方べきの定理の逆とはどのようなものかが気になるかもしれません。方べきの定理では比を求めていましたが、長さと角度によって接線の存在を導く流れになります。具体的には、『直線ABと直線CDがXで交わるとき、AX×BX=CX×DXの関係性が成り立つ4点A.B.C.Dが同一円周上に存在する』ことを示しましょう。
●Xが線分ABおよび線分CDの間にある場合
AX×BX=CX×DXが成立するとき、AX:CX=DX:BXです。また対頂角が等しいので∠AXC=∠DXBで、この二つから三角形XACと三角形XDBは相似だとわかります。よって、∠XAC=∠XDBが成立し、円周角の定理の逆より4点A.B.C.Dが同一円周上に存在すると示せました。対応する角が弦の直線に対して同じ側にあることが条件ですが、AとDは直線BCで区切ったときに同じ側にあるものとしているので満たしています。
●Xが線分ABおよび線分CDの外にあり、4点がいずれも異なる点である場合
同様にAX:CX=DX:BXと、共通角∠AXC=∠DXBであり、三角形XACと三角形XDBは相似だとわかります。よって、∠XAC=∠XDBが成立し、∠BAC=180°-∠XAC= 180°- ∠XDBより ∠BAC+∠CDB=180°です。したがって、四角形ACDBの対角が180°であることから、4点A.B.C.Dは同一円周上にあることがわかりました。
●Xが線分ABおよび線分CDの外にあり、C=Dである(片方だけ2点が一致している)場合
C=Dの場合のみを取り上げます。AX:CX=CX:BXと共通角を持つことから∠AXC=∠CXBであり、三角形XACと三角形XCBは相似なので∠XCA=∠XBCです。よって、接弦定理の逆よりA.B.Cは同一円周上にありかつXCが接線であることが分かりました。
●Xが線分ABおよび線分CDの外にあり、A=B・C=Dである場合
2点A.Cの両方を通る円が存在することは明らかでしょう。求めるべきものは、先ほどの4番目の逆条件ですから、XAとXCが接線となる円が存在するかです。試しに、Aを通りXAと垂直に交わる直線MとCを通りXCと垂直に交わる直線Nを考えます。XとAとCはいずれも異なる点でかつXを交点に持つのでXAとXCは完全一致でも平行でも垂直でもなく、共に垂線である直線Mと直線Nの交点も1つです。その点をYとすると、三角形XAYと三角形XCYは、XY共通・条件XA×XA=XC×XCよりXA=XC・∠XCY=∠XAY(Yは垂線M.Nの交点だから)が成り立つことより直角三角形の斜辺と他の一辺がそれぞれ等しいので合同だとわかりました。

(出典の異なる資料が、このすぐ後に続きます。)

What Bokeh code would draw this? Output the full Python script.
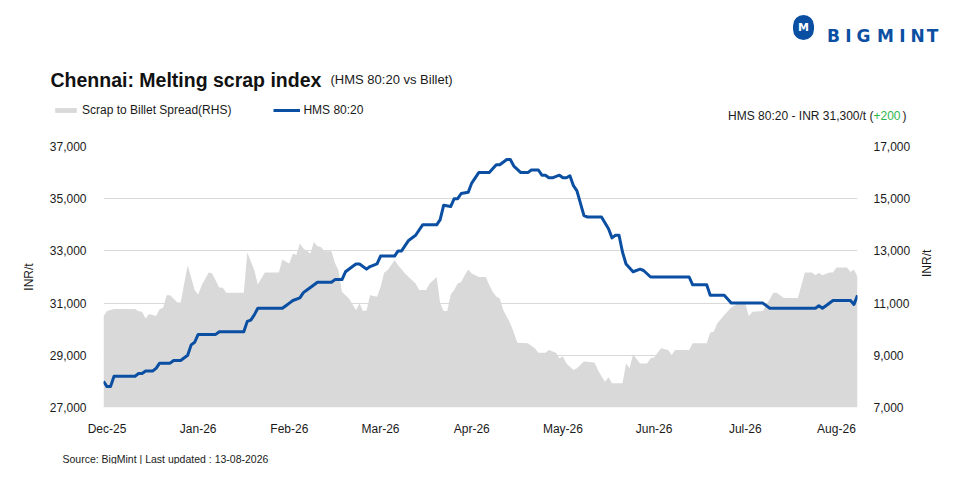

したがって、YA=YCでYからも2点A.Cを通る円が引け、なおかつ∠XCY=∠XAY=90°なので XAとXCが接線となる円は存在します。
今回は、方べきの定理について証明(中学)や応用問題もあわせてわかりやすくご紹介しました。三平方の定理の証明にも方べきの定理は使われることもあり、円の中心や半径などを比から求めるのに役立つこともあります。証明そのものは円周角の定理・接弦定理・2接線と円の関係など平面図形の要素がいくつも絡まる点で複雑です。もしよくわからない場合には、それぞれの定理に戻ってじっくりと理解していくと良いでしょう。最後までお読みいただきありがとうございました。